AYAĞA KALKMA ZAMANI
Liderler New York’a gitti.
Aplıç ve Derinya meselesi ‘yılan hikayesi’ne döneli çok oldu.
Kermiya’da (Metehan) icat edilen ‘üçüncü şerit’ açıldı, lakin personel yetersizliğinden ‘part time’ çalışıyor.
Kentin iki belediye başkanı hazır, lakin başkent Lefkoşa’da yeni bir ‘araçlı geçiş noktası’ açılmasına dönük siyasi bir irade yok henüz.
Kıbrıs’ın kuzeyinde ‘TL’nin dayanılmaz hafifliği’nden ötürü hayat zorlaştıkça zorlaşıyor.
İşletmeler patır patır kapanıyor.
Sınırlara yakın benzinciler güneyden gelen araçlara akaryakıt yetiştiremiyor ama esnafın çoğu siftahsız günler yaşıyor.
Kimsede para yok. Her şey pahalı.
Hükümetin elinde ‘sihirli değnek’ yok. Ufak tefek tedbirler ‘pansuman’dan öteye gidemiyor. Oysa ‘hasta’ sürekli kan kaybediyor.
Ankara’dan henüz ‘ekonomik paket’le ilgili bir sinyal gelmedi. Para akışı yok. Olup olmayacağını, olacaksa ‘musluk’ların ne zaman akacağını bilmiyoruz.

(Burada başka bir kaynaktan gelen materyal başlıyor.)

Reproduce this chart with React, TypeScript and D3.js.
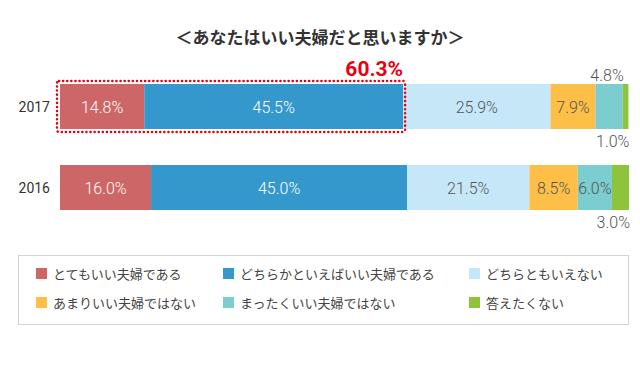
import React, { useRef, useEffect } from 'react';
import * as d3 from 'd3';

const years = ['2017', '2016'];
const categories = [
  'とてもいい夫婦である',
  'どちらかといえばいい夫婦である',
  'どちらともいえない',
  'あまりいい夫婦ではない',
  'まったくいい夫婦ではない',
  '答えたくない',
];
const values2017 = [14.8, 45.5, 25.9, 7.9, 4.8, 1.0];
const values2016 = [16.0, 45.0, 21.5, 8.5, 6.0, 3.0];
const colors = ['#cd6666', '#3598cc', '#c6e7f8', '#fdbf47', '#7bcdd0', '#8dc43b'];
const highlightLabel = '60.3%';

const App: React.FC = () => {
  const svgRef = useRef<SVGSVGElement | null>(null);

  useEffect(() => {
    const width = 640;
    const height = 375;
    const svg = d3.select(svgRef.current)
      .attr('width', width)
      .attr('height', height)
      .style('position', 'absolute')
      .style('left', '0px')
      .style('top', '0px');
    svg.selectAll('*').remove();

    const font = '"Noto Sans CJK JP", "Noto Sans", sans-serif';
    const numFont = 'Roboto, "Noto Sans", sans-serif';

    svg.append('text')
      .attr('x', 320).attr('y', 44)
      .attr('text-anchor', 'middle')
      .style('font-family', font)
      .style('font-size', '17px')
      .style('font-weight', 'bold')
      .style('fill', '#333')
      .text('＜あなたはいい夫婦だと思いますか＞');

    const x = d3.scaleLinear().domain([0, 100]).range([60, 629]);
    const y = d3.scaleBand().domain(years).range([84, 210]).paddingInner(36 / 81).paddingOuter(0);

    const rows = [values2017, values2016];
    rows.forEach((vals, ri) => {
      const yr = years[ri];
      const y0 = y(yr)!;
      const bh = y.bandwidth();
      let acc = 0;
      vals.forEach((v, i) => {
        const x0 = x(acc);
        const x1 = x(acc + v);
        acc += v;
        svg.append('rect')
          .attr('x', x0).attr('y', y0)
          .attr('width', x1 - x0).attr('height', bh)
          .attr('fill', colors[i]);
        const label = v.toFixed(1) + '%';
        const w = x1 - x0;
        let lx = (x0 + x1) / 2;
        let ly = y0 + bh / 2 + 6;
        let anchor = 'middle';
        if (w < 30) {
          anchor = 'end';
          if (ri === 0 && i === 4) { lx = x1 + 1; ly = y0 - 3; }
          else { lx = x1 + 1; ly = y0 + bh + 18; }
        }
        svg.append('text')
          .attr('x', lx).attr('y', ly)
          .attr('text-anchor', anchor)
          .style('font-family', numFont)
          .style('font-size', '16px')
          .style('font-weight', 300)
          .style('fill', i < 2 && w >= 30 ? '#fff' : '#555')
          .text(label);
      });

      svg.append('text')
        .attr('x', 50).attr('y', y0 + bh / 2 + 5)
        .attr('text-anchor', 'end')
        .style('font-family', numFont)
        .style('font-size', '14px')
        .style('fill', '#333')
        .text(yr);
    });

    // highlight box for 2017 positive answers
    const hy = y(years[0])!;
    const hx1 = x(values2017[0] + values2017[1]);
    svg.append('rect')
      .attr('x', x(0) - 3).attr('y', hy - 3)
      .attr('width', hx1 - x(0) + 5).attr('height', y.bandwidth() + 6)
      .attr('rx', 2)
      .attr('fill', 'none')
      .attr('stroke', '#e60012')
      .attr('stroke-width', 2.5)
      .attr('stroke-dasharray', '0.1 4')
      .attr('stroke-linecap', 'round');
    svg.append('text')
      .attr('x', hx1).attr('y', hy - 8)
      .attr('text-anchor', 'end')
      .style('font-family', numFont)
      .style('font-size', '21px')
      .style('font-weight', 'bold')
      .style('fill', '#e60012')
      .text(highlightLabel);

    // legend
    const lg = svg.append('g');
    lg.append('rect')
      .attr('x', 18.5).attr('y', 255.5)
      .attr('width', 610).attr('height', 69)
      .attr('fill', '#fff')
      .attr('stroke', '#d3d3d3');
    const colX = [36, 223, 469];
    const rowY = [274, 303];
    categories.forEach((c, i) => {
      const cx = colX[i % 3];
      const cy = rowY[Math.floor(i / 3)];
      lg.append('rect')
        .attr('x', cx).attr('y', cy - 6)
        .attr('width', 11).attr('height', 11)
        .attr('fill', colors[i]);
      lg.append('text')
        .attr('x', cx + 17).attr('y', cy + 5)
        .style('font-family', font)
        .style('font-size', '13px')
        .style('fill', '#444')
        .text(c);
    });
  }, []);

  return <svg ref={svgRef}></svg>;
};

export default App;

Adanın kuzeyi ‘suç cenneti’ konulu filmlere set olacak hale geldi. Tam bir ‘sorma gir hanı’… Kriminal olayların nicelik ve niteliği arttıkça artıyor. Toplum huzursuz. Polis yetişemiyor. Yargıdaki dosyalar raflara, tutuklu ve suçlular hapishaneye sığamıyor.
Suriye’de ‘filler’ tepişirken ‘çimenler’ ezim ezim olmaya devam ediyor ve Karpaz’a kuş uçuşu iki adım mesafede olup bitenlerin Kıbrıs adasına sirayet etmeyeceğinin garantisini kimse veremiyor.
Akdeniz’de büyük petrol tröstleri önümüzdeki 50, 100, hatta 200 yıllık karlarına kar katacak sondaj, kazı ve benzeri faaliyetler yürütüyor ve denizin dibindeki doğal zenginlikten ‘hep beraber’ yararlanmak yerine bitmek bilmeyen bir ‘it dalaşı’ başımızda sürekli tehlike çanı çalmaya devam ediyor.
BM Genel Sekreteri Guterres dünyaya ‘alarm’ mesajı veriyor, ‘dünyadaki gidişatın gidişat olmadığını’, örgütün reforme edilmesi gerektiğini söylüyor.
Dünyanın zengin birkaç bölgesi hariç, halklar, toplumlar ya da gruplar birbirini katletmeye devam ediyor.
İnsanoğlu 21’inci yüzyılda ‘uzlaşarak refah’ ya da ‘çatışarak fakirlik’ ikilemi arasında gidip gidip geliyor.
Birinci seçeneği tercih etmeyi başaranların yaşam kalitesi, huzuru yükseliyor.
İkinciyi seçenler ise çocukluk nedir bilemeden, gençliğini yaşayamadan, vücut ve aile bütünlüğünden mahrum, doğduğu topraklarda ölememe kaygısıyla yaşıyor ya da çok erken ölüyor, öldürüyor.
Bu lokal ve üniversal ahval ve şerait içerisinde Kıbrıs adasında yaşayanların artık ve mutlaka bir karar vermesi gerekiyor.
Uzlaşarak yaşam kalitesini artırmak mı, yoksa çatışarak felaket mi?
‘Garantörlerin toplantısında ne oldu acaba’ diye merak mı ettiniz?
Ben etmedim.
Tek bildiğim şu: Kıbrıslılar için zaman büyük bir hızla sona ermek üzere…
Şimdi ayağa kalkma zamanı. Federal çözüm için elden ne gelirse yapma zamanı. Liderlere ‘lider olun, anavatanların kuyruğundan kurtulun’ deme zamanı.
‘Umut’ yeşerecekse sokakta yeşerecek.